Someone explain to me, because there is probably a good reason I just don’t know it, why not a lightweight double crown rather than trying to make single crowns stiffer? Is it the steering? Or frame manufacturers causing a block? Or would it not be a simpler more effective solution?
Lots of people have tried in the past. e.g. rockshox sid, maverick duc32, specialized enduro fork.
Steering and frame suitability are valid reasons but I think i’ts more that people just don’t like the look of dual crown forks.
Is that steerer photo an optical illusion, or is the steerer really thinner at the sides than the front and back? That means it’s stiffer side to side, not fore and aft, which surprises me. I’d have thought fore/aft was more of an issue, especially with slack head angles. I guess they know what they’re doing…
You need to check your second moment of area calculations for that assumption.

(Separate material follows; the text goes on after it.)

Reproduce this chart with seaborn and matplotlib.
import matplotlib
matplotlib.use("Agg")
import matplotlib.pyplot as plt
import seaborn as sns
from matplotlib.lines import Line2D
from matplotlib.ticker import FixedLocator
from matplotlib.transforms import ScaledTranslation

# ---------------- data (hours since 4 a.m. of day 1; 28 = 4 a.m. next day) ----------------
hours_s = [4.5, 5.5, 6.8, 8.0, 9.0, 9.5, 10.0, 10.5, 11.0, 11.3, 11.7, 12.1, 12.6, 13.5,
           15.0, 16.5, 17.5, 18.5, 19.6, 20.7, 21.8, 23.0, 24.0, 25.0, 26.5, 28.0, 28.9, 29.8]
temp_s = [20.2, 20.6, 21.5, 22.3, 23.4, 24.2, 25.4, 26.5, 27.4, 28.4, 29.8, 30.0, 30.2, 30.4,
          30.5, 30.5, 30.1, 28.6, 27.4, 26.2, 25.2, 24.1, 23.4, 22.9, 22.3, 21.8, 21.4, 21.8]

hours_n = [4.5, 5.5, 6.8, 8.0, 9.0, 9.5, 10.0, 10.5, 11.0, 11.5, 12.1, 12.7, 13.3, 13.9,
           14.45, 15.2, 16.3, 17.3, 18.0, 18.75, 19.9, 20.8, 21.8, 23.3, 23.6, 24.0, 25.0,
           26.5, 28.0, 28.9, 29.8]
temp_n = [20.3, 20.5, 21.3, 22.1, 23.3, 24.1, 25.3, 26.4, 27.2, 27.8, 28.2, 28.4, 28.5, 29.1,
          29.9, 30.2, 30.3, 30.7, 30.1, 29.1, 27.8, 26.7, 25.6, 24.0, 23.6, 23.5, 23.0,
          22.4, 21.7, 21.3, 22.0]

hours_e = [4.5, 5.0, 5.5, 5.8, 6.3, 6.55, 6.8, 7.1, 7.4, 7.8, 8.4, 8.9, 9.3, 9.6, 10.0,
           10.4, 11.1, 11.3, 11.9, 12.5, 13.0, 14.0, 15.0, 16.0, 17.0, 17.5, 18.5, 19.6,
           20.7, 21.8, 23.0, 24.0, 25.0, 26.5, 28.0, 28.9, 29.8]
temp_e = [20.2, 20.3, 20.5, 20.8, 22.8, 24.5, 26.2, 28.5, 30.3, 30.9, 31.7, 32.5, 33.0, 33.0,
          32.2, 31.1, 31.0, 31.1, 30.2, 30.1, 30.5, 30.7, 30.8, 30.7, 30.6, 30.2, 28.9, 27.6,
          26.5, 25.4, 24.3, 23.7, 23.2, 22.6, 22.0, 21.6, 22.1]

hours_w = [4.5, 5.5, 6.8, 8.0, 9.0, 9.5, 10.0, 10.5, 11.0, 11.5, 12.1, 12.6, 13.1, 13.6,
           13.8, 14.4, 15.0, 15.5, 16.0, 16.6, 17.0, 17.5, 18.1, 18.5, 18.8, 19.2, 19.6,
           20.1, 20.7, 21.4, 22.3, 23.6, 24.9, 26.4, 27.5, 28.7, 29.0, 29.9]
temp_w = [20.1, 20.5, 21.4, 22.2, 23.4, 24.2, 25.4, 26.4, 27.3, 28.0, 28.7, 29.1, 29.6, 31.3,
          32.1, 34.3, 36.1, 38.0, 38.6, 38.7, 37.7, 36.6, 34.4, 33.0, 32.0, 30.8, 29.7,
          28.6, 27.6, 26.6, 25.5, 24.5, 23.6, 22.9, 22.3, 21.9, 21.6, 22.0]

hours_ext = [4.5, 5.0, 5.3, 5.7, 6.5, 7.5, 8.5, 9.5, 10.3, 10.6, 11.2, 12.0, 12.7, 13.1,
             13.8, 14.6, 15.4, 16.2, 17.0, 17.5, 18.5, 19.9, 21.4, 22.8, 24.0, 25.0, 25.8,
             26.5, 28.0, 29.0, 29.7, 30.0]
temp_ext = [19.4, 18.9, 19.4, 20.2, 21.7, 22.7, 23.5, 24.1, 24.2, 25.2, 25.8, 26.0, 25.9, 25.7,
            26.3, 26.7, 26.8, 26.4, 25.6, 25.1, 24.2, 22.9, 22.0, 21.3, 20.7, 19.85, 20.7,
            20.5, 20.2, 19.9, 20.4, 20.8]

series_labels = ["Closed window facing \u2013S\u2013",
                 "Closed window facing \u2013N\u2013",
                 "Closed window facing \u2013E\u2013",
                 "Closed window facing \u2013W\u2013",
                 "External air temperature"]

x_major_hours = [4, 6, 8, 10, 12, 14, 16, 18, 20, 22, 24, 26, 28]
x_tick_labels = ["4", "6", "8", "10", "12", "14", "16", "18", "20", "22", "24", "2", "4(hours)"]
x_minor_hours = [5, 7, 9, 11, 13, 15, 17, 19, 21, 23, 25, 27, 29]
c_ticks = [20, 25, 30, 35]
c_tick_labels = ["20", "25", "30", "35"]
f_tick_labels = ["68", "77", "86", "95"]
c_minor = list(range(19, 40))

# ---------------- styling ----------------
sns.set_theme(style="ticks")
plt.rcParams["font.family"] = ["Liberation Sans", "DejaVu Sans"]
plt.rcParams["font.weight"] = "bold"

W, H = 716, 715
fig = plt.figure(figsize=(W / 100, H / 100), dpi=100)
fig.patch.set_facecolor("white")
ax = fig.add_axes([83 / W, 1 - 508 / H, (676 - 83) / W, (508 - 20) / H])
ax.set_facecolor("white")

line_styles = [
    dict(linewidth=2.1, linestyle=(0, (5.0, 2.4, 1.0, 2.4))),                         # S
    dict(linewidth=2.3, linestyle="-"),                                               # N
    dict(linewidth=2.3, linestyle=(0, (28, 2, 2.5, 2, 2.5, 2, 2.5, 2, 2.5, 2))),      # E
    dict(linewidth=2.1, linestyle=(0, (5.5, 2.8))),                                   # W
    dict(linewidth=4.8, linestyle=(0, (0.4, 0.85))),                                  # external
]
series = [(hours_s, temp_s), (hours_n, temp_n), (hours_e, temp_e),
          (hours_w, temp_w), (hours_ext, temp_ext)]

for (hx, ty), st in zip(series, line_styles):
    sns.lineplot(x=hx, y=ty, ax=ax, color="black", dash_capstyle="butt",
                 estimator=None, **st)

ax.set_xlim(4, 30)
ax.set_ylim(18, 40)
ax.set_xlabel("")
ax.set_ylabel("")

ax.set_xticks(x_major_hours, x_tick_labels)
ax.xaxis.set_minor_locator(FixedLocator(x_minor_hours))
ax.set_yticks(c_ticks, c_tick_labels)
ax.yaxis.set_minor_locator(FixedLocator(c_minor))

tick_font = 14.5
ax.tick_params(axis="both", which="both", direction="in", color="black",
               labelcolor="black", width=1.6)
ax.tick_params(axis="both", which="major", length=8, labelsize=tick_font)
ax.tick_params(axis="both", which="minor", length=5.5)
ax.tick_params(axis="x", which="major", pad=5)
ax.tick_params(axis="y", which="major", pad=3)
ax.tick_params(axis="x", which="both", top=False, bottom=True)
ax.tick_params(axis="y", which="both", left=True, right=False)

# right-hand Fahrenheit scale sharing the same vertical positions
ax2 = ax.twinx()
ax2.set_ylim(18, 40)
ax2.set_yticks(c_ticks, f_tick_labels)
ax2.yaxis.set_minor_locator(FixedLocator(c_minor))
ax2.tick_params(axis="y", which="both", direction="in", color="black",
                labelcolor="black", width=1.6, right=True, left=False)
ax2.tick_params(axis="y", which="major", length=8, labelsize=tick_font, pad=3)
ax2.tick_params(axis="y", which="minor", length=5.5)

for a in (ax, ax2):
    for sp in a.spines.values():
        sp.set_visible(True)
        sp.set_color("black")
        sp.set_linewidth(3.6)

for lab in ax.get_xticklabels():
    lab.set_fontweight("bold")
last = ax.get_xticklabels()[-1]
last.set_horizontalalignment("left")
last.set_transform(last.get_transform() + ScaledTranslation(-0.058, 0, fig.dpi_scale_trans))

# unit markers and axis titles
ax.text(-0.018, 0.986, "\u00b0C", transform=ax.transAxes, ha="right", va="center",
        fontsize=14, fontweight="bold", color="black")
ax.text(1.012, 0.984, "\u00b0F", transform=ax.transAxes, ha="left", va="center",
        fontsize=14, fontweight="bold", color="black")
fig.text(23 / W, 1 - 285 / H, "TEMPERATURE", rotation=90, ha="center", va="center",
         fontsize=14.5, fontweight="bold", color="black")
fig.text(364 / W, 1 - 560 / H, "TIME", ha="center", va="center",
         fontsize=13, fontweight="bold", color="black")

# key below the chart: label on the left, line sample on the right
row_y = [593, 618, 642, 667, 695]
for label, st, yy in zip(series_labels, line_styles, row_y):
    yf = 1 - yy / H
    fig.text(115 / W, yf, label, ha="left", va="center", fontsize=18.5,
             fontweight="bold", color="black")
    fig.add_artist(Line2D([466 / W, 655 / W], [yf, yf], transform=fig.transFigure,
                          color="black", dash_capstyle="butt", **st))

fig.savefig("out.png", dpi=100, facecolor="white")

I think they’re designed correctly.
Can we have a Boost2.0 hub to compliment it… 17.24mm diameter and 113.79mm length to give a 7.36% recurring increase in some made up direction in the 4th dimension.
At last, number graphics identified from the front, looks a lot cleaner.
But what’s with pricing, the UK price compared to the US is around 30% more expensive, WHY?
‘But what’s with pricing, the UK price compared to the US is around 30% more expensive, WHY?’
US pricing doesn’t include sales tax (around 6-10%, depending on state) UK pricing includes 20% VAT. Plus Shipping, duty etc.
I’ll stick with my Bartlett. Same weight but a hell of a lot stiffer.
@the00 you’re right – far too early internet meeting fuddled my brain…
Great for ebikes. Racing. Freeride nothing wrong with a 36F push coil. Bartlett too.